The facility will accommodate only tenants of the housing program, he said.

“We have an excellent track record as being good neighbors,” Lipka said. “These are people who are actively engaged in trying to recuperate their lives.”

While Thixton said her neighbors support programs for the mentally ill and such transitional living facilities are “needed,” they believe a different area of the city would be a more appropriate location.

Step Up on Second chose the location because it is in a “very dynamic area in a vibrant part of the community,” Lipka said.

“Our goal is to help people reintegrate into the community,” he said. “We have a right to be there as part of the community as well.”
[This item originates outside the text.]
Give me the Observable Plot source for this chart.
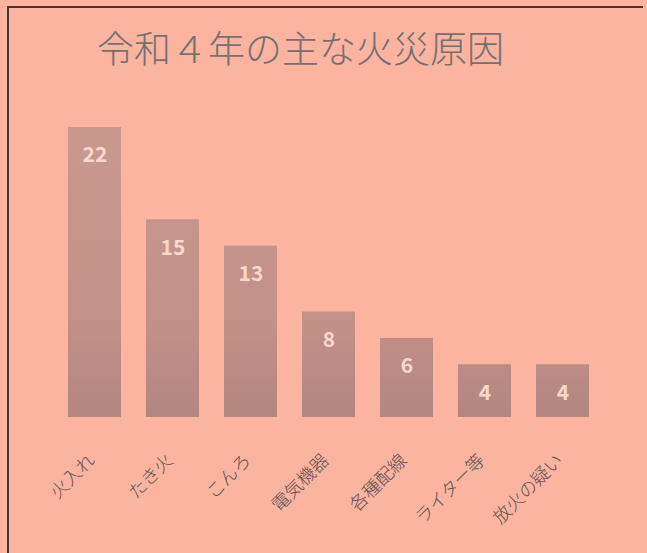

While some residents say they are concerned about potential effects on the neighborhood, Lipka said he believes the facility will have no noticeable impacts on the community.

“I think the community will notice nothing different,” he said.

Escrow is expected to close on the Pearl Street property within five months and Step Up on Second could begin to move in as early as late spring, Lipka said.

Neighbors said they have been in contact with city officials about the proposed facility and plan to attend community meetings to address their concerns. Some neighbors spoke out at a meeting of the Friends of Sunset Park group September 7th, where Lipka was also in attendance.